## Your objective
Skip all pictures, then print the remaining material exactly.

## Recorded information
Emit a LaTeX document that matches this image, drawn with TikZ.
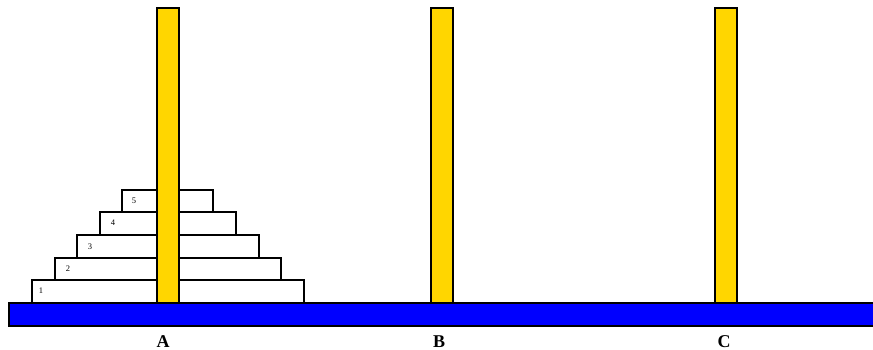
\documentclass[tikz,border=0pt]{standalone}
\usepackage{fontspec}
\setmainfont{Liberation Serif}
\definecolor{pegyellow}{RGB}{255,214,0}
\definecolor{baseblue}{RGB}{0,0,255}
\begin{document}
\begin{tikzpicture}[x=1pt,y=-1pt,
  disk/.style={draw=black,fill=white,line width=1.3pt},
  peg/.style={draw=black,fill=pegyellow,line width=1.3pt},
  basebar/.style={draw=black,fill=baseblue,line width=1.3pt},
  disklabel/.style={font=\fontsize{8.5}{8.5}\selectfont,anchor=center,inner sep=0pt},
  peglabel/.style={font=\fontsize{18}{18}\selectfont\bfseries,anchor=center,inner sep=0pt}]
\useasboundingbox (0,0) rectangle (873,350);
% disks
\draw[disk] (32,280) rectangle (304,303);
\draw[disk] (55,258) rectangle (281,280);
\draw[disk] (77,235) rectangle (259,258);
\draw[disk] (100,212) rectangle (236,235);
\draw[disk] (122,190) rectangle (213,212);
\node[disklabel] (d1) at (41,291) {1};
\node[disklabel] (d2) at (68,269) {2};
\node[disklabel] (d3) at (90,247) {3};
\node[disklabel] (d4) at (113,223) {4};
\node[disklabel] (d5) at (134,201) {5};
% pegs
\draw[peg] (157,8) rectangle (179,303);
\draw[peg] (431,8) rectangle (453,303);
\draw[peg] (715,8) rectangle (737,303);
% base
\draw[basebar] (9,303) rectangle (880,326);
% labels
\node[peglabel] (la) at (163,342) {A};
\node[peglabel] (lb) at (439,342) {B};
\node[peglabel] (lc) at (724,342) {C};
\end{tikzpicture}
\end{document}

## Task output
Emit a LaTeX document that matches this image, drawn with TikZ.
\documentclass[tikz,border=0pt]{standalone}
\usepackage{fontspec}
\setmainfont{Liberation Serif}
\definecolor{pegyellow}{RGB}{255,214,0}
\definecolor{baseblue}{RGB}{0,0,255}
\begin{document}
\begin{tikzpicture}[x=1pt,y=-1pt,
  disk/.style={draw=black,fill=white,line width=1.3pt},
  peg/.style={draw=black,fill=pegyellow,line width=1.3pt},
  basebar/.style={draw=black,fill=baseblue,line width=1.3pt},
  disklabel/.style={font=\fontsize{8.5}{8.5}\selectfont,anchor=center,inner sep=0pt},
  peglabel/.style={font=\fontsize{18}{18}\selectfont\bfseries,anchor=center,inner sep=0pt}]
\useasboundingbox (0,0) rectangle (873,350);
% disks
\draw[disk] (32,280) rectangle (304,303);
\draw[disk] (55,258) rectangle (281,280);
\draw[disk] (77,235) rectangle (259,258);
\draw[disk] (100,212) rectangle (236,235);
\draw[disk] (122,190) rectangle (213,212);
\node[disklabel] (d1) at (41,291) {1};
\node[disklabel] (d2) at (68,269) {2};
\node[disklabel] (d3) at (90,247) {3};
\node[disklabel] (d4) at (113,223) {4};
\node[disklabel] (d5) at (134,201) {5};
% pegs
\draw[peg] (157,8) rectangle (179,303);
\draw[peg] (431,8) rectangle (453,303);
\draw[peg] (715,8) rectangle (737,303);
% base
\draw[basebar] (9,303) rectangle (880,326);
% labels
\node[peglabel] (la) at (163,342) {A};
\node[peglabel] (lb) at (439,342) {B};
\node[peglabel] (lc) at (724,342) {C};
\end{tikzpicture}
\end{document}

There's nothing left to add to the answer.